(Plotting code records)
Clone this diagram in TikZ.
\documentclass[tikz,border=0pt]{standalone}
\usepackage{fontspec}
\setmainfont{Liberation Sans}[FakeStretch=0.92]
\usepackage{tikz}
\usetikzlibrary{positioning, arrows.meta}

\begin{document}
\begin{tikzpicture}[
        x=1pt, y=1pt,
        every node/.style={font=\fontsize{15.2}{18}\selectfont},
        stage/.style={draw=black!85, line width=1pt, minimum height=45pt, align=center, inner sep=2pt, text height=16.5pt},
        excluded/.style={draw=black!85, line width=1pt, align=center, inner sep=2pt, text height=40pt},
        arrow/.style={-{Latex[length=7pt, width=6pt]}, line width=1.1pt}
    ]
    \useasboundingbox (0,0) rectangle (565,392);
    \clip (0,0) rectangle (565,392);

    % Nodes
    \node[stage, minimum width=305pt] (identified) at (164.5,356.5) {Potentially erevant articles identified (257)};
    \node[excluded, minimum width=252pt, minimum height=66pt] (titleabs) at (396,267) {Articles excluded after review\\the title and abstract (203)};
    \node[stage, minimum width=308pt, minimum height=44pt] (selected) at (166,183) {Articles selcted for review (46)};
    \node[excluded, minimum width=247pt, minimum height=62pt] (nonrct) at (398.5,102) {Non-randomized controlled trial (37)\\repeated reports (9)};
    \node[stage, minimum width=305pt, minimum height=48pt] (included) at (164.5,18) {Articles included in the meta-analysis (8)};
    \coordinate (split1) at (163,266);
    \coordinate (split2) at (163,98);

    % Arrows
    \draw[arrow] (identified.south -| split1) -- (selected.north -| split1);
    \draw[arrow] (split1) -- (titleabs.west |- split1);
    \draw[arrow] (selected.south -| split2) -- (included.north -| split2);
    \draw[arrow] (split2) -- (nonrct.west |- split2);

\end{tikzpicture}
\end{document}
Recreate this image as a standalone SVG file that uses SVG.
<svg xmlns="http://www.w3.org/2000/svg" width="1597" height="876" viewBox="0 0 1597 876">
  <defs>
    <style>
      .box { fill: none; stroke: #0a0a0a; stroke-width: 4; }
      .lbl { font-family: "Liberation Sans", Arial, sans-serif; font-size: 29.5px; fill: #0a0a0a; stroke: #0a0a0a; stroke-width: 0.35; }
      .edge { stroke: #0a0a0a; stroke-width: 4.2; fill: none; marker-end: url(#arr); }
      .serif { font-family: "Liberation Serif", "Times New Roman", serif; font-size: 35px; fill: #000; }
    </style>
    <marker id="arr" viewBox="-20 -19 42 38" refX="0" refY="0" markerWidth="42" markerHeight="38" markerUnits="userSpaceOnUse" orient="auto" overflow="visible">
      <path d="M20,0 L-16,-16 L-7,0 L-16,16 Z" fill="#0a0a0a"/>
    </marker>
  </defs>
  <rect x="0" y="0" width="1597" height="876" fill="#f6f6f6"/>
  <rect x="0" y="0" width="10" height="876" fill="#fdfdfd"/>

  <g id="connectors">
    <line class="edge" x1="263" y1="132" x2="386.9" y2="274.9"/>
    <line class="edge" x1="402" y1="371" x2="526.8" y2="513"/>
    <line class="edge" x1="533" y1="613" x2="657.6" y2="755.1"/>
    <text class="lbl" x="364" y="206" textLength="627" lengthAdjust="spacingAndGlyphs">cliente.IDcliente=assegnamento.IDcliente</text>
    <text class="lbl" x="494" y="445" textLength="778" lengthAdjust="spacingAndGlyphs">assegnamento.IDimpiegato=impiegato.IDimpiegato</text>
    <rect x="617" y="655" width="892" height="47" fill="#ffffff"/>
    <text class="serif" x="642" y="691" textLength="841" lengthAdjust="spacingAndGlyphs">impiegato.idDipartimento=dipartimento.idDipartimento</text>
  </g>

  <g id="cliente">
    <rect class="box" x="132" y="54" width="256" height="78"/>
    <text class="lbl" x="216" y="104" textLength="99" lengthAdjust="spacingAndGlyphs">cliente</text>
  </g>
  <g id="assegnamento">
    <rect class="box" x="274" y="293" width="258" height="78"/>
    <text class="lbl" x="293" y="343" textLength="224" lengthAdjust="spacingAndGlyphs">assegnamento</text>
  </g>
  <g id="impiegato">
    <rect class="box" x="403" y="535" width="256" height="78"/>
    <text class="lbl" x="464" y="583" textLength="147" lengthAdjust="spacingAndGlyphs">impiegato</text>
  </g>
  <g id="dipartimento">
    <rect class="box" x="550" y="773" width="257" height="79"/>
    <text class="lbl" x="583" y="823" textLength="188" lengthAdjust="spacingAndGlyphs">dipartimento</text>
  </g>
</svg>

==

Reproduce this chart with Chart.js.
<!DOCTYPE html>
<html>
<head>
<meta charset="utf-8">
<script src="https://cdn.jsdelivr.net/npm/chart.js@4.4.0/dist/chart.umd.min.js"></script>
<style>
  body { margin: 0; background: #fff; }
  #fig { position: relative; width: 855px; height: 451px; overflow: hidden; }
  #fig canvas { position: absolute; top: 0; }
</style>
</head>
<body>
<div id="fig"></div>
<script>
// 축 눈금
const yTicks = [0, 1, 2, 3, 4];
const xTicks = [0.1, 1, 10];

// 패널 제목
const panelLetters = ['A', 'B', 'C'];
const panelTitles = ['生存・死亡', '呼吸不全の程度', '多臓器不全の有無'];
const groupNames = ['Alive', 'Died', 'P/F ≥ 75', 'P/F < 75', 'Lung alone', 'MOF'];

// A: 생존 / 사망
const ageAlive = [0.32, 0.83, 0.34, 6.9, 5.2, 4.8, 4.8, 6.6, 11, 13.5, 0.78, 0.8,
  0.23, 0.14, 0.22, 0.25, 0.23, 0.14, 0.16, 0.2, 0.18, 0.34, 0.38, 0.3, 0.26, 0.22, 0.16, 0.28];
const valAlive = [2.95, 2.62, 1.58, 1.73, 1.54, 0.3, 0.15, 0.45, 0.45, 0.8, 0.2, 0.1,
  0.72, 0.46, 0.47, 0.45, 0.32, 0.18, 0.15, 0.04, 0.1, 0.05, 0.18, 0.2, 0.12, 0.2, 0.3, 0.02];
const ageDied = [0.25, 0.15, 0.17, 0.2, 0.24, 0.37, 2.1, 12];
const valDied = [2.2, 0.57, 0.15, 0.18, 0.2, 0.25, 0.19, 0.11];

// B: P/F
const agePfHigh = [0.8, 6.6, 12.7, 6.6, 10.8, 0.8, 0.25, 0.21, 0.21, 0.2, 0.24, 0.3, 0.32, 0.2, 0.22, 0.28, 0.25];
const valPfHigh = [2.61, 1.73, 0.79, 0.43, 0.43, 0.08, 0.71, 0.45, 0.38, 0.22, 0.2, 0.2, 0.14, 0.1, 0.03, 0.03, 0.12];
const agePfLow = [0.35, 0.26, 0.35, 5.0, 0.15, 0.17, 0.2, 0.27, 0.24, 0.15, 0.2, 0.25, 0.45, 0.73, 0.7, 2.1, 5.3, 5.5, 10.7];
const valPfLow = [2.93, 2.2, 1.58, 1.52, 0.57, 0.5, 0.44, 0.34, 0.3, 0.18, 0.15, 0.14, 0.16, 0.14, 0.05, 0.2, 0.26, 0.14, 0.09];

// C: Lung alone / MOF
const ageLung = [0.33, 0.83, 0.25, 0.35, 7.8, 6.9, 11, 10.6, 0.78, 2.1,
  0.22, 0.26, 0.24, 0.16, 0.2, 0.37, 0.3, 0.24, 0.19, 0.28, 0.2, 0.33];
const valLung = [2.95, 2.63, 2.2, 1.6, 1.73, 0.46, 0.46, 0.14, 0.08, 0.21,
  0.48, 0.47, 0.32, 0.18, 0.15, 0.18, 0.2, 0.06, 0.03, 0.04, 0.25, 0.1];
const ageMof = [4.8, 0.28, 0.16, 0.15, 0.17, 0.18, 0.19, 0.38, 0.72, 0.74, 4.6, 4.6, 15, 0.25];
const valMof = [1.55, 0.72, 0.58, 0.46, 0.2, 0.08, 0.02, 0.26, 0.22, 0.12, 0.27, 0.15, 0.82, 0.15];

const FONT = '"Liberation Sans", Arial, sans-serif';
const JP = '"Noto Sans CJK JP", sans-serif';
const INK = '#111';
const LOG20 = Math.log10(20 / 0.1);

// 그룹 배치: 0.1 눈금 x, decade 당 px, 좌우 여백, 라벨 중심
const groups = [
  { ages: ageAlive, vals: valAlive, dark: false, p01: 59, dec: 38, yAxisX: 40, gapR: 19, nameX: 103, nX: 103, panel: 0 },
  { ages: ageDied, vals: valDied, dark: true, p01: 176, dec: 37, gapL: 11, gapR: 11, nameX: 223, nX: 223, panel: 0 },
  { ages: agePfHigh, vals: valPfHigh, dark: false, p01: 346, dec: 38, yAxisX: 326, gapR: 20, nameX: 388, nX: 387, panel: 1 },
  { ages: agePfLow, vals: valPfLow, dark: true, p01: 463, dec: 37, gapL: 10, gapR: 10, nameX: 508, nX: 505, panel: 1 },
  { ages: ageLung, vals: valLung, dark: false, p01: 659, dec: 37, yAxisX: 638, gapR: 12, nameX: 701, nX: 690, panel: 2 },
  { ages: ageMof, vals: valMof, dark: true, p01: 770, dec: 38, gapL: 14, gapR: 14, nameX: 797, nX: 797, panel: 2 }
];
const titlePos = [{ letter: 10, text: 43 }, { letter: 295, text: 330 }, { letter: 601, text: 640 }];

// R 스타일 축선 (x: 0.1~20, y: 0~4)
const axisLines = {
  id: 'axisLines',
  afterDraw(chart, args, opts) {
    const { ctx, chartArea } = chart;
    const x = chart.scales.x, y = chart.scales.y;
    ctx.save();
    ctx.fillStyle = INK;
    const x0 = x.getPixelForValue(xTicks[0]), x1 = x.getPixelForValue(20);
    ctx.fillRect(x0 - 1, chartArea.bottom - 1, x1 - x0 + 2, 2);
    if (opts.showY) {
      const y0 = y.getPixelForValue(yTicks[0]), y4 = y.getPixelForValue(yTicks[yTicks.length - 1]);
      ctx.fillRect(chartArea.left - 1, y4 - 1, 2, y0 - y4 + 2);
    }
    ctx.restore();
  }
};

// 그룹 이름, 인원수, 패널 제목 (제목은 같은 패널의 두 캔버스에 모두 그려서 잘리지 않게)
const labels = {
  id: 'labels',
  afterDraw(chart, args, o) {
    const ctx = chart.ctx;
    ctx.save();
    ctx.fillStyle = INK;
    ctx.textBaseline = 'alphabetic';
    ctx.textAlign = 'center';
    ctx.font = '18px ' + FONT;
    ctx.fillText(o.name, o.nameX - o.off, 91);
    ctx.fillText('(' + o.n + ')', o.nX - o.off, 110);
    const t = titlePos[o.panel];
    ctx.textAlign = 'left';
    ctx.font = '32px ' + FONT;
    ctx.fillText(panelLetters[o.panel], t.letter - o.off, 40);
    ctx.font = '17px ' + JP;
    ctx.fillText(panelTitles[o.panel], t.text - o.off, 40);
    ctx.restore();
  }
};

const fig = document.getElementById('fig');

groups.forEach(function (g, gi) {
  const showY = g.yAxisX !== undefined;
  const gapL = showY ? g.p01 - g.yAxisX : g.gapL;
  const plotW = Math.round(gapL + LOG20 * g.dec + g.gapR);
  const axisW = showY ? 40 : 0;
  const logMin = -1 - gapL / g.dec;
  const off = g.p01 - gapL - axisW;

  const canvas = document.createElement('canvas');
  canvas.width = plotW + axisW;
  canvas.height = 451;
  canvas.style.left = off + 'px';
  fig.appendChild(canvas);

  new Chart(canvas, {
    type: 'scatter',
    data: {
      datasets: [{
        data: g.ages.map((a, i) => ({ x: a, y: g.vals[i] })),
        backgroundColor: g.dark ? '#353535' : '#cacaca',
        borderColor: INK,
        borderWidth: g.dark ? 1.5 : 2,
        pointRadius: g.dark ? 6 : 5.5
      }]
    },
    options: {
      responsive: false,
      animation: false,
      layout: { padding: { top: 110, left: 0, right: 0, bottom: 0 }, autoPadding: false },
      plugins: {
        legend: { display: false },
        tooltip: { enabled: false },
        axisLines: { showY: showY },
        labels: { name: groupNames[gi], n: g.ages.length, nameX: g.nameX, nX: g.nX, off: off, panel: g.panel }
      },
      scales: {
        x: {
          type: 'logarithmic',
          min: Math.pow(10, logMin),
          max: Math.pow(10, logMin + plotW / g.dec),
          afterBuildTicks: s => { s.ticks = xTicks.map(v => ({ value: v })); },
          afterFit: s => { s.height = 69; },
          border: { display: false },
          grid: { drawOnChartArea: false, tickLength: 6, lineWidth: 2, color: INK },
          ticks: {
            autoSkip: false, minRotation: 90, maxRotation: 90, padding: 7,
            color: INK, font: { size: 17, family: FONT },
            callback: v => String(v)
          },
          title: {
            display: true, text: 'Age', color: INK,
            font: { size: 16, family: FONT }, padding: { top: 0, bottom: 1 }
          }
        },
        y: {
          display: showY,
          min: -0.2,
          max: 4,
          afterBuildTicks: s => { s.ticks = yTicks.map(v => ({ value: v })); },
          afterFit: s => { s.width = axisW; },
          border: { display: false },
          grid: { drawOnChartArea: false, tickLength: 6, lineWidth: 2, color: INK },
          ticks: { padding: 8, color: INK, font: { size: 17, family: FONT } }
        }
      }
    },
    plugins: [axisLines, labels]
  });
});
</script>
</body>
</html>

Task requirements |
Gather all lines of the records that include the word "this".

The solution |
Clone this diagram in TikZ.
Recreate this image as a standalone SVG file that uses SVG.
Reproduce this chart with Chart.js.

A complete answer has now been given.